I think this assessment of Bill White’s chances in a statewide race in 2010 is a tad bit too pessimistic.
Whatever plans he declares, a perhaps more burning question still looms large over his intentions: Can he actually win statewide office?
Among the chattering classes in Austin and Houston, and even some White lieutenants at City Hall, no one is quite sure. But they do agree on at least one thing: Whether he runs to replace Sen. Kay Bailey Hutchison next year if she resigns to run for governor, or whether he seeks the state’s top job himself in 2010, White may have an uphill battle ahead.
The chances for a Democratic governor in the next election “are more bleak than any Democrat honestly wants to admit,” said Mark Sanders, a Republican consultant who ran Democrat Tony Sanchez’s 2004 campaign against Gov. Rick Perry. “It’s not going to happen in 2010. There are just too many factors working against that.”

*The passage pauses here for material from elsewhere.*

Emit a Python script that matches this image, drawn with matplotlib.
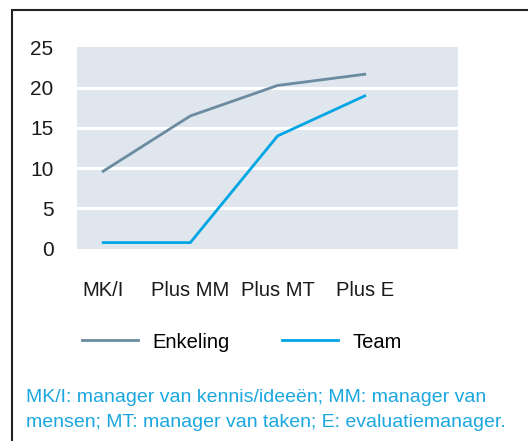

Chief among the challenges, according to Sanders and more than a dozen strategists from both parties, is a significant GOP advantage laid bare by the Nov. 4 election results, even in a contest that saw historic statewide turnout for Democrats. Political handicappers all over the state are still parsing reams of data, but many are putting the divide at between 8 and 10 percentage points, a daunting deficit in the near term. Some have even wondered whether 2014 would be a more optimal year.
“In a positive Democratic climate with a good candidate like White, you might bring that down to the mid-single digits,” said Cal Jillson, a professor of political science at Southern Methodist University. “Whether you could bring it down to zero in 2010 — or in other words, win — is a tall order.”
I’m not going to argue that White would be a favorite in a statewide race, and I’m certainly not going to dispute that the Republican Party maintains a significant edge. But I think this deserves a little pushback. The fact remains that Obama did not contest Texas. While some national ads for Obama ran here for a little while a few weeks before the election, there was no targeted blitz. The Obama organization that was built up during the primary was not redeployed – indeed, the main use of their Texas email list seemed to be to find people who were willing to call or visit voters in other states. I believe this lack of engagement allowed persistent untruths about him to continue to flourish, and that this had a negative effect on his performance and that of other statewide Democrats. I believe that had Obama put some real effort into contesting Texas, even late-in-the-game effort like he had in Georgia, the final margin would have been closer. How much closer, we’ll never know.
Another thing, as I suggested before, is that especially after ten years of Rick Perry, I believe that a message of “It’s time for a change” would have some real resonance. A nasty primary between Perry and Hutchison would be helpful, but not strictly necessary. I’ll grant that this is at least somewhat dependent on the national mood and the early performance in office of President-elect Obama; if he’s had little success in getting things turned around, that message won’t sound as compelling and the devil you know won’t look as bad. If we’ve learned one thing from the current administration, it’s that if you screw up enough, you’ll (eventually) pay a price at the polls for it. That dynamic can work in Bill White’s favor, too – if after the next legislative session people are still unhappy about things like property taxes, college tuition, and toll roads, they’ll have a convenient way to vent that frustration.
I think this is a matter of perception as much as anything, and I don’t see the glass as being half empty. It’s still ridiculously early, of course, and the mayor still has a job to do in Houston. I just don’t see any reason why we should be looking past 2010 yet.